Anyway, I was considered too little to be allowed to play in those cops and robbers games except on days when there was a shortage of boys. Girls, being inferior in every possible way, were never allowed to play. The younger, weaker and dumber boys were forced to be the Purple Gang. Those who were older and wiser were the fearless cops who would gun down the Purples one by one by pointing an index finger and crying, "Bang, bang, you're dead!"
This sort of thing led me to believe that if the entire membership of the Purple Gang were to show up some day all I would have to do is yell, "Boo!" and they'd flee for their lives.

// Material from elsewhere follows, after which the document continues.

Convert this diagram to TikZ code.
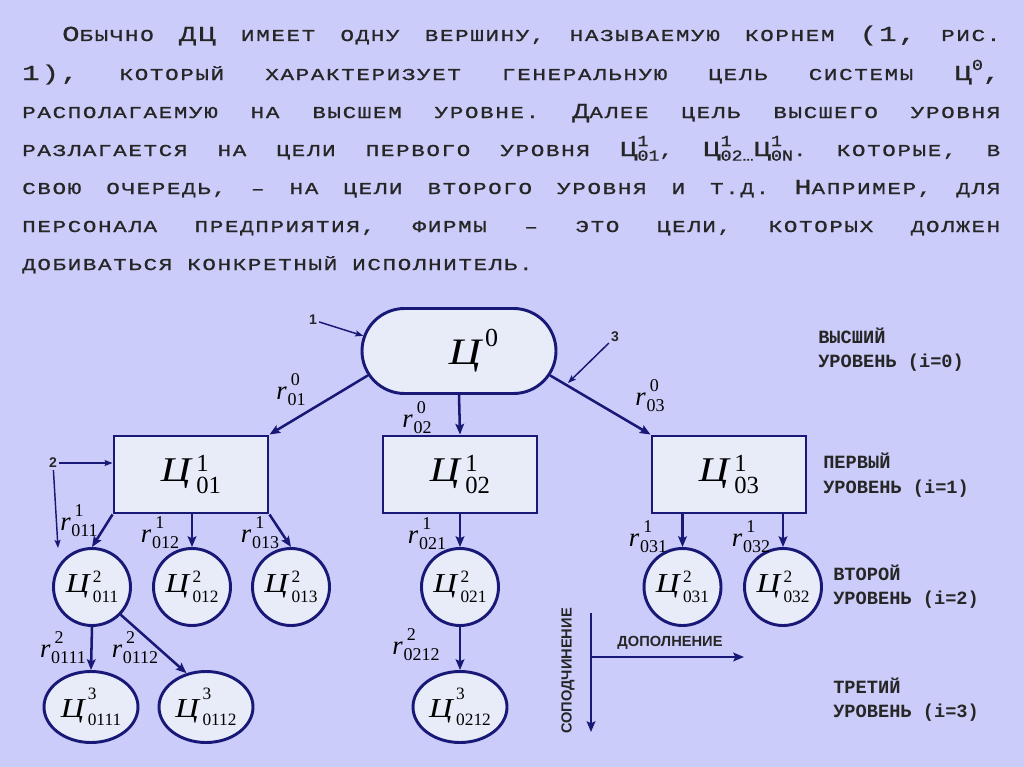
\documentclass[tikz,border=0pt]{standalone}
\usepackage{fontspec}
\setmainfont{Liberation Serif}
\newfontfamily\txt{Liberation Mono}[FakeStretch=1.35,LetterSpace=10,FakeBold=1]
\newfontfamily\subf{Liberation Mono}[FakeStretch=1.2,FakeBold=1]
\newfontfamily\lvlf{Liberation Mono}
\newfontfamily\axf{Liberation Sans}
\newfontfamily\Cf{Liberation Serif}[FakeStretch=1.2]
\usetikzlibrary{shapes.geometric,shapes.misc,arrows.meta}
\definecolor{bg}{RGB}{204,204,250}
\definecolor{nfill}{RGB}{232,236,248}
\definecolor{navy}{RGB}{24,24,118}
% text helpers
\newcommand\Bg[1]{{\fontsize{16}{17}\selectfont #1}}
\newcommand\Sup[1]{\raisebox{7.5pt}{\subf\fontsize{11.5}{11.5}\selectfont #1}}
\newcommand\TC[2]{\Bg{Ц}\rlap{\Sup{#1}}\raisebox{-3.5pt}{\subf\fontsize{11.5}{11.5}\selectfont #2}}
\newcommand\jl[2]{\hbox to #1{\frenchspacing\spaceskip=11.25pt plus 1fil\relax#2}}
% goal symbol: #1 size, #2 digit size, #3 sup, #4 sub, #5 raise, #6 lower, #7 kern
\newcommand\goal[7]{{\Cf\itshape\fontsize{#1}{#1}\selectfont Ц}\kern#7\rlap{\raisebox{#5}{\fontsize{#2}{#2}\selectfont #3}}\raisebox{-#6}{\fontsize{#2}{#2}\selectfont #4}}
\newcommand\gB[2]{\goal{26}{18.5}{#1}{#2}{7.5pt}{9pt}{4pt}}
\newcommand\gC[2]{\goal{20.5}{13}{#1}{#2}{7.5pt}{7.5pt}{2.5pt}}
\newcommand\gE[2]{\goal{20.5}{13}{#1}{#2}{13pt}{6pt}{2.5pt}}
\newcommand\rl[2]{{\itshape\fontsize{20}{20}\selectfont r}\kern0.5pt\rlap{\kern2.5pt\raisebox{10.5pt}{\fontsize{13.5}{13.5}\selectfont #1}}\raisebox{-4.5pt}{\fontsize{13.5}{13.5}\selectfont #2}}
\begin{document}
\begin{tikzpicture}[x=0.75pt,y=-0.75pt,
  goalbox/.style={draw=navy,line width=2.2pt,fill=nfill,inner sep=0pt},
  rootn/.style={goalbox,rounded rectangle,minimum width=145.5pt,minimum height=63.75pt},
  lvla/.style={goalbox,rectangle,minimum width=115.5pt,minimum height=57.75pt},
  lvlb/.style={goalbox,circle,minimum size=57.75pt},
  lvlc/.style={goalbox,ellipse,minimum width=70.5pt,minimum height=53.25pt},
  conn/.style={draw=navy,line width=1.9pt,-{Stealth[length=8pt,width=6.5pt,inset=1.5pt]}},
  ptr/.style={draw=navy,line width=1.1pt,-{Stealth[length=6pt,width=4.5pt,inset=1pt]}},
  rlab/.style={inner sep=0pt,text=black},
  ptext/.style={anchor=base west,inner sep=0pt,text=black!85,font=\txt\fontsize{12.5}{14}\selectfont},
  lvltxt/.style={anchor=base west,inner sep=0pt,text=black!85,font=\lvlf\bfseries\fontsize{14}{16}\selectfont},
  axlbl/.style={inner sep=0pt,text=black!85,font=\axf\bfseries\fontsize{11}{13}\selectfont},
  ptlbl/.style={inner sep=1.5pt,text=black!85,font=\axf\bfseries\fontsize{10.5}{12}\selectfont}]
\fill[bg] (0,0) rectangle (1024,767);
\useasboundingbox (0,0) rectangle (1024,767);
% paragraph
\node[ptext] (t1) at (62,41) {\jl{703.5pt}{\Bg{О}БЫЧНО \Bg{ДЦ} ИМЕЕТ ОДНУ ВЕРШИНУ, НАЗЫВАЕМУЮ КОРНЕМ \Bg{(1,} РИС.}};
\node[ptext] (t2) at (22,80) {\jl{733.5pt}{\Bg{1),} КОТОРЫЙ ХАРАКТЕРИЗУЕТ ГЕНЕРАЛЬНУЮ ЦЕЛЬ СИСТЕМЫ \Bg{Ц}\Sup{0}\Bg{,}}};
\node[ptext] (t3) at (22,118) {\jl{733.5pt}{РАСПОЛАГАЕМУЮ НА ВЫСШЕМ УРОВНЕ. \Bg{Д}АЛЕЕ ЦЕЛЬ ВЫСШЕГО УРОВНЯ}};
\node[ptext] (t4) at (22,156) {\jl{733.5pt}{РАЗЛАГАЕТСЯ НА ЦЕЛИ ПЕРВОГО УРОВНЯ \TC{1}{01}, \TC{1}{02…}\TC{1}{0N}. КОТОРЫЕ, В}};
\node[ptext] (t5) at (22,194) {\jl{733.5pt}{СВОЮ ОЧЕРЕДЬ, – НА ЦЕЛИ ВТОРОГО УРОВНЯ И Т.Д. \Bg{Н}АПРИМЕР, ДЛЯ}};
\node[ptext] (t6) at (22,232) {\jl{733.5pt}{ПЕРСОНАЛА ПРЕДПРИЯТИЯ, ФИРМЫ – ЭТО ЦЕЛИ, КОТОРЫХ ДОЛЖЕН}};
\node[ptext] (t7) at (22,270) {\frenchspacing\spaceskip=11.25pt\relax ДОБИВАТЬСЯ КОНКРЕТНЫЙ ИСПОЛНИТЕЛЬ.};
% goal nodes
\node[rootn] (root) at (459,351) {\hspace*{12pt}\goal{28}{19.5}{0}{}{13.5pt}{0pt}{3pt}};
\node[lvla] (b01) at (191,474.5) {\gB{1}{01}};
\node[lvla] (b02) at (460,474.5) {\gB{1}{02}};
\node[lvla] (b03) at (729,474.5) {\gB{1}{03}};
\node[lvlb] (c011) at (92,587) {\gC{2}{011}};
\node[lvlb] (c012) at (192,587) {\gC{2}{012}};
\node[lvlb] (c013) at (291,587) {\gC{2}{013}};
\node[lvlb] (c021) at (460,587) {\gC{2}{021}};
\node[lvlb] (c031) at (682.5,587) {\gC{2}{031}};
\node[lvlb] (c032) at (783,587) {\gC{2}{032}};
\node[lvlc] (e0111) at (91,707) {\gE{3}{0111}};
\node[lvlc] (e0112) at (206,707) {\gE{3}{0112}};
\node[lvlc] (e0212) at (460,707) {\gE{3}{0212}};
% connectors
\draw[conn] (root.195) -- (b01.north east);
\draw[conn] (root.south) -- (b02.north);
\draw[conn] (root.-15) -- (b03.north west);
\draw[conn] (b01.south west) -- (c011.north);
\draw[conn] (b01.south -| c012.north) -- (c012.north);
\draw[conn] (b01.south east) -- (c013.north);
\draw[conn] (b02.south) -- (c021.north);
\draw[conn] (b03.south -| c031.north) -- (c031.north);
\draw[conn] (b03.south -| c032.north) -- (c032.north);
\draw[conn] (c011.south) -- (e0111.north);
\draw[conn] (c011.-44) -- (e0112.120);
\draw[conn] (c021.south) -- (e0212.north);
% connector labels
\node[rlab] (r001) at (291,390) {\rl{0}{01}};
\node[rlab] (r002) at (417,418) {\rl{0}{02}};
\node[rlab] (r003) at (650,396) {\rl{0}{03}};
\node[rlab] (r1011) at (79,521) {\rl{1}{011}};
\node[rlab] (r1012) at (160,533) {\rl{1}{012}};
\node[rlab] (r1013) at (260,533) {\rl{1}{013}};
\node[rlab] (r1021) at (427,534) {\rl{1}{021}};
\node[rlab] (r1031) at (648,537) {\rl{1}{031}};
\node[rlab] (r1032) at (751,537) {\rl{1}{032}};
\node[rlab] (r20111) at (63,648) {\rl{2}{0111}};
\node[rlab] (r20112) at (135,648) {\rl{2}{0112}};
\node[rlab] (r20212) at (416,645) {\rl{2}{0212}};
% pointers
\node[ptlbl] (l1) at (313,320) {1};
\node[ptlbl] (l2) at (53,463) {2};
\node[ptlbl] (l3) at (615,337) {3};
\coordinate (c3) at (568,383);
\coordinate (c2) at (58,548);
\draw[ptr] (l1) -- (root.171);
\draw[ptr] (l2) -- (l2 -| b01.west);
\draw[ptr] (l2) -- (c2);
\draw[ptr] (l3) -- (c3);
% axes
\coordinate (axO) at (591,613);
\coordinate (axV) at (591,732);
\coordinate (axH0) at (591,657);
\coordinate (axH) at (744,657);
\draw[conn] (axO) -- (axV);
\draw[conn] (axH0) -- (axH);
\node[axlbl] (dop) at (670,643) {ДОПОЛНЕНИЕ};
\node[axlbl,rotate=90] (sopod) at (568,671) {СОПОДЧИНЕНИЕ};
% level labels
\node[lvltxt] (v0a) at (818,343) {ВЫСШИЙ};
\node[lvltxt] (v0b) at (818,367) {УРОВЕНЬ (i=0)};
\node[lvltxt] (v1a) at (823,468) {ПЕРВЫЙ};
\node[lvltxt] (v1b) at (823,493) {УРОВЕНЬ (i=1)};
\node[lvltxt] (v2a) at (833,580) {ВТОРОЙ};
\node[lvltxt] (v2b) at (833,604) {УРОВЕНЬ (i=2)};
\node[lvltxt] (v3a) at (833,693) {ТРЕТИЙ};
\node[lvltxt] (v3b) at (833,717) {УРОВЕНЬ (i=3)};
\end{tikzpicture}
\end{document}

I'm sure I had learned this was not true long years before reading Whiskey River by Loren D. Estleman, a wonderful fictionalized account of Detroit during the years when alcoholic beverages were outlawed and at times a man might have to walk an entire block before finding a speakeasy or blind tiger. Estleman is impeccable in conducting research so Whiskey River is an excellent source of information. The name comes from the practice of mobsters bringing whiskey into the country from across the river in Canada or even driving it in caravans across the ice when the lake was frozen over. A favorite trick of the Purple Gang, whose members were smarter than I realized at the age of five, was to hijack shipments of liquor after someone else went to the trouble of crossing the river or the ice.
I did notice one thing back in 1929 and 1930: The boys who scoffed at the Purple Gang as a bunch of sissies on a sunny afternoon were not quite so mouthy after darkness fell.